**Dataset section**
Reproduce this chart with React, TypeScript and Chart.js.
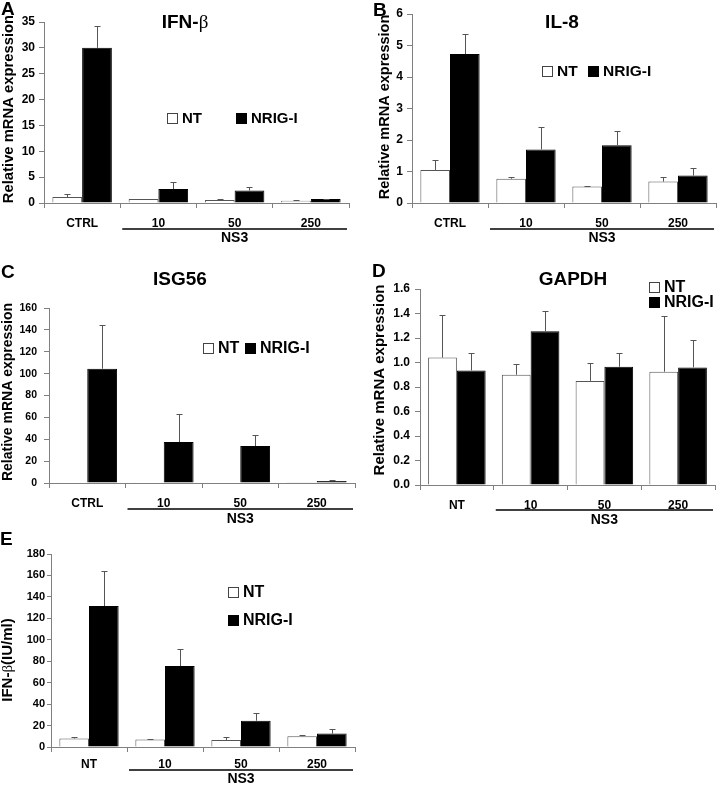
import React, { useEffect, useRef } from "react";
import { Chart, registerables } from "chart.js";

Chart.register(...registerables);

const FONT = "'Liberation Sans', Arial, Helvetica, sans-serif";
const SERIF = "'Liberation Serif', 'DejaVu Serif', serif";
const AXIS = "#808080";

// ---- categories / labels ----
const labelsCtrl = ["CTRL", "10", "50", "250"];
const labelsNT = ["NT", "10", "50", "250"];
const seriesNames = ["NT", "NRIG-I"];
const groupLabel = "NS3";

// ---- A: IFN-β mRNA ----
const ifnNT = [1.16, 0.77, 0.58, 0.45];
const ifnNTErr = [0.58, 0.07, 0.12, 0.05];
const ifnRIG = [30, 2.7, 2.4, 0.77];
const ifnRIGErr = [4.3, 1.4, 0.6, 0.07];

// ---- B: IL-8 mRNA ----
const il8NT = [1.05, 0.77, 0.52, 0.68];
const il8NTErr = [0.32, 0.06, 0.02, 0.13];
const il8RIG = [4.73, 1.7, 1.83, 0.87];
const il8RIGErr = [0.64, 0.72, 0.47, 0.24];

// ---- C: ISG56 mRNA ----
const isgNT = [0.8, 0.8, 0.4, 0.3];
const isgNTErr = [0, 0, 0, 0];
const isgRIG = [104.5, 37.5, 33.8, 1.8];
const isgRIGErr = [40, 26, 10, 0.7];

// ---- D: GAPDH mRNA ----
const gapdhNT = [1.04, 0.9, 0.85, 0.925];
const gapdhNTErr = [0.35, 0.09, 0.15, 0.455];
const gapdhRIG = [0.935, 1.255, 0.965, 0.96];
const gapdhRIGErr = [0.145, 0.165, 0.115, 0.22];

// ---- E: IFN-β protein (IU/ml) ----
const elisaNT = [8, 7, 6.5, 10];
const elisaNTErr = [1.2, 0.8, 2.5, 0.8];
const elisaRIG = [131.5, 75.5, 24.5, 12.5];
const elisaRIGErr = [33, 15.5, 7, 4];

type Part = { t: string; serif?: boolean };
type Panel = {
  letter: string;
  left: number; top: number; w: number; h: number;
  area: { l: number; t: number; r: number; b: number };
  labels: string[];
  nt: number[]; ntErr: number[]; rig: number[]; rigErr: number[];
  yMax: number; yStep: number; decimals: number; tickSize: number; tickPad: number; tickLen: number;
  title?: { parts: Part[]; x: number; y: number; size: number };
  yTitle: { parts: Part[]; x: number; y: number; size: number };
  legend: { x: number; y: number; dx: number; dy: number; size: number; box: number };
  letterPos: { x: number; y: number };
  labelPad: number; lineOff: number; ns3Off: number;
};

const panels: Panel[] = [
  {
    letter: "A", left: 0, top: 0, w: 360, h: 256,
    area: { l: 44, t: 22, r: 349, b: 203 },
    labels: labelsCtrl, nt: ifnNT, ntErr: ifnNTErr, rig: ifnRIG, rigErr: ifnRIGErr,
    yMax: 35, yStep: 5, decimals: 0, tickSize: 12, tickPad: 4, tickLen: 5,
    title: { parts: [{ t: "IFN-" }, { t: "β", serif: true }], x: 185, y: 23, size: 19 },
    yTitle: { parts: [{ t: "Relative mRNA expression" }], x: 9, y: 109, size: 14.8 },
    legend: { x: 167, y: 113, dx: 69, dy: 0, size: 15, box: 11 },
    letterPos: { x: 1, y: 15 },
    labelPad: 8, lineOff: 26, ns3Off: 35,
  },
  {
    letter: "B", left: 360, top: 0, w: 360, h: 256,
    area: { l: 52, t: 14, r: 356, b: 203 },
    labels: labelsCtrl, nt: il8NT, ntErr: il8NTErr, rig: il8RIG, rigErr: il8RIGErr,
    yMax: 6, yStep: 1, decimals: 0, tickSize: 12, tickPad: 4, tickLen: 5,
    title: { parts: [{ t: "IL-8" }], x: 202, y: 23, size: 19 },
    yTitle: { parts: [{ t: "Relative mRNA expression" }], x: 25, y: 107, size: 14.5 },
    legend: { x: 182, y: 66, dx: 46, dy: 0, size: 15.5, box: 11 },
    letterPos: { x: 13, y: 16 },
    labelPad: 8, lineOff: 26, ns3Off: 35,
  },
  {
    letter: "C", left: 0, top: 256, w: 360, h: 270,
    area: { l: 49, t: 52, r: 355, b: 227 },
    labels: labelsCtrl, nt: isgNT, ntErr: isgNTErr, rig: isgRIG, rigErr: isgRIGErr,
    yMax: 160, yStep: 20, decimals: 0, tickSize: 10.5, tickPad: 7, tickLen: 5,
    title: { parts: [{ t: "ISG56" }], x: 180, y: 24, size: 19 },
    yTitle: { parts: [{ t: "Relative mRNA expression" }], x: 8, y: 136, size: 14 },
    legend: { x: 203, y: 87, dx: 42, dy: 0, size: 16, box: 11 },
    letterPos: { x: 1, y: 22 },
    labelPad: 8, lineOff: 26, ns3Off: 36,
  },
  {
    letter: "D", left: 360, top: 256, w: 360, h: 270,
    area: { l: 60, t: 33, r: 355, b: 229 },
    labels: labelsNT, nt: gapdhNT, ntErr: gapdhNTErr, rig: gapdhRIG, rigErr: gapdhRIGErr,
    yMax: 1.6, yStep: 0.2, decimals: 1, tickSize: 12, tickPad: 5, tickLen: 5,
    title: { parts: [{ t: "GAPDH" }], x: 213, y: 24, size: 19 },
    yTitle: { parts: [{ t: "Relative mRNA expression" }], x: 20, y: 124, size: 15 },
    legend: { x: 289, y: 26, dx: 0, dy: 15, size: 16, box: 11 },
    letterPos: { x: 12, y: 21 },
    labelPad: 8, lineOff: 25, ns3Off: 35,
  },
  {
    letter: "E", left: 0, top: 526, w: 360, h: 259,
    area: { l: 51, t: 28, r: 355, b: 221 },
    labels: labelsNT, nt: elisaNT, ntErr: elisaNTErr, rig: elisaRIG, rigErr: elisaRIGErr,
    yMax: 180, yStep: 20, decimals: 0, tickSize: 11, tickPad: 2, tickLen: 4,
    yTitle: { parts: [{ t: "IFN-" }, { t: "β", serif: true }, { t: "(IU/ml)" }], x: 8, y: 134, size: 15 },
    legend: { x: 228, y: 61, dx: 0, dy: 28, size: 16, box: 11 },
    letterPos: { x: 0, y: 19 },
    labelPad: 5, lineOff: 23, ns3Off: 32,
  },
];

function partFont(p: Part, size: number) {
  return p.serif ? `normal ${size}px ${SERIF}` : `bold ${size}px ${FONT}`;
}

function drawParts(ctx: CanvasRenderingContext2D, parts: Part[], cx: number, cy: number, size: number) {
  let total = 0;
  const widths = parts.map((p) => {
    ctx.font = partFont(p, size);
    const w = ctx.measureText(p.t).width;
    total += w;
    return w;
  });
  let x = cx - total / 2;
  ctx.textBaseline = "middle";
  ctx.textAlign = "left";
  ctx.fillStyle = "#000";
  parts.forEach((p, i) => {
    ctx.font = partFont(p, size);
    ctx.fillText(p.t, x, cy);
    x += widths[i];
  });
}

function overlay(p: Panel) {
  return {
    id: "overlay" + p.letter,
    afterDatasetsDraw(chart: any) {
      const ctx: CanvasRenderingContext2D = chart.ctx;
      const ys = chart.scales.y;
      const sets: [number[], number][] = [[p.ntErr, 0], [p.rigErr, 1]];
      ctx.save();
      ctx.strokeStyle = "#555";
      ctx.lineWidth = 1;
      sets.forEach(([errs, di]) => {
        const meta = chart.getDatasetMeta(di);
        const vals = chart.data.datasets[di].data as number[];
        meta.data.forEach((el: any, i: number) => {
          const e = errs[i];
          if (!e) return;
          const x = Math.round(el.x) + 0.5;
          const yb = ys.getPixelForValue(vals[i]);
          const yt = Math.round(ys.getPixelForValue(vals[i] + e)) + 0.5;
          ctx.beginPath();
          ctx.moveTo(x, yb);
          ctx.lineTo(x, yt);
          ctx.moveTo(x - 3, yt);
          ctx.lineTo(x + 3, yt);
          ctx.stroke();
        });
      });
      ctx.restore();
    },
    afterDraw(chart: any) {
      const ctx: CanvasRenderingContext2D = chart.ctx;
      const area = chart.chartArea;
      const xs = chart.scales.x;
      ctx.save();
      // group underline + NS3
      const x0 = (xs.getPixelForValue(0) + xs.getPixelForValue(1)) / 2 + 2;
      const x1 = area.right - 2;
      const ly = area.bottom + p.lineOff;
      ctx.strokeStyle = "#000";
      ctx.lineWidth = 1.5;
      ctx.beginPath();
      ctx.moveTo(x0, ly);
      ctx.lineTo(x1, ly);
      ctx.stroke();
      ctx.font = `bold 14px ${FONT}`;
      ctx.fillStyle = "#000";
      ctx.textAlign = "center";
      ctx.textBaseline = "middle";
      ctx.fillText(groupLabel, (x0 + x1) / 2, area.bottom + p.ns3Off);

      // title
      if (p.title) drawParts(ctx, p.title.parts, p.title.x, p.title.y, p.title.size);

      // y title (rotated)
      ctx.save();
      ctx.translate(p.yTitle.x, p.yTitle.y);
      ctx.rotate(-Math.PI / 2);
      drawParts(ctx, p.yTitle.parts, 0, 0, p.yTitle.size);
      ctx.restore();

      // legend
      const lg = p.legend;
      seriesNames.forEach((name, i) => {
        const bx = lg.x + i * lg.dx;
        const by = lg.y + i * lg.dy;
        ctx.fillStyle = i === 0 ? "#fff" : "#000";
        ctx.fillRect(bx, by, lg.box, lg.box);
        ctx.strokeStyle = i === 0 ? "#444" : "#000";
        ctx.lineWidth = 1;
        ctx.strokeRect(bx + 0.5, by + 0.5, lg.box - 1, lg.box - 1);
        ctx.fillStyle = "#000";
        ctx.font = `bold ${lg.size}px ${FONT}`;
        ctx.textAlign = "left";
        ctx.textBaseline = "middle";
        ctx.fillText(name, bx + lg.box + 4, by + lg.box / 2 + 0.5);
      });

      // panel letter
      ctx.font = `bold 19px ${FONT}`;
      ctx.textAlign = "left";
      ctx.textBaseline = "alphabetic";
      ctx.fillStyle = "#000";
      ctx.fillText(p.letter, p.letterPos.x, p.letterPos.y);
      ctx.restore();
    },
  };
}

function PanelChart({ p }: { p: Panel }) {
  const ref = useRef<HTMLCanvasElement>(null);
  useEffect(() => {
    const canvas = ref.current!;
    const chart = new Chart(canvas, {
      type: "bar",
      data: {
        labels: p.labels,
        datasets: [
          {
            label: seriesNames[0], data: p.nt, backgroundColor: "#ffffff", borderColor: "#555",
            borderWidth: 1, categoryPercentage: 0.78, barPercentage: 1,
          },
          {
            label: seriesNames[1], data: p.rig, backgroundColor: "#000000", borderColor: "#000",
            borderWidth: 1, categoryPercentage: 0.78, barPercentage: 1,
          },
        ],
      },
      options: {
        responsive: false,
        animation: false,
        devicePixelRatio: 1,
        layout: { padding: { top: p.area.t, right: p.w - p.area.r, left: 0, bottom: 0 } },
        plugins: { legend: { display: false }, tooltip: { enabled: false }, title: { display: false } },
        scales: {
          x: {
            offset: true,
            grid: { display: true, drawOnChartArea: false, offset: true, tickLength: 5, color: AXIS },
            border: { display: true, color: AXIS, width: 1 },
            ticks: {
              color: "#000", maxRotation: 0, autoSkip: false, padding: p.labelPad,
              font: { family: FONT, weight: "bold", size: 12 },
            },
            afterFit: (s: any) => { s.height = p.h - p.area.b; },
          },
          y: {
            min: 0, max: p.yMax,
            grid: { display: true, drawOnChartArea: false, tickLength: p.tickLen, color: AXIS },
            border: { display: true, color: AXIS, width: 1 },
            ticks: {
              stepSize: p.yStep, color: "#000", padding: p.tickPad,
              font: { family: FONT, weight: "bold", size: p.tickSize },
              callback: (v: any) => Number(v).toFixed(p.decimals),
            },
            afterFit: (s: any) => { s.width = p.area.l; },
          },
        },
      } as any,
      plugins: [overlay(p)],
    });
    return () => chart.destroy();
  }, []);
  return (
    <canvas
      ref={ref}
      width={p.w}
      height={p.h}
      style={{ position: "absolute", left: p.left, top: p.top, width: p.w, height: p.h }}
    />
  );
}

export default function App() {
  return (
    <div style={{ position: "absolute", left: 0, top: 0, width: 720, height: 785, background: "#fff" }}>
      {panels.map((p) => (
        <PanelChart key={p.letter} p={p} />
      ))}
    </div>
  );
}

**What is expected**
Repeat only the lines from the beginning of the material through the line containing "Chart.register(...registerables);", both ends kept, leaving pictures out.

**Output below**
Reproduce this chart with React, TypeScript and Chart.js.
import React, { useEffect, useRef } from "react";
import { Chart, registerables } from "chart.js";

Chart.register(...registerables);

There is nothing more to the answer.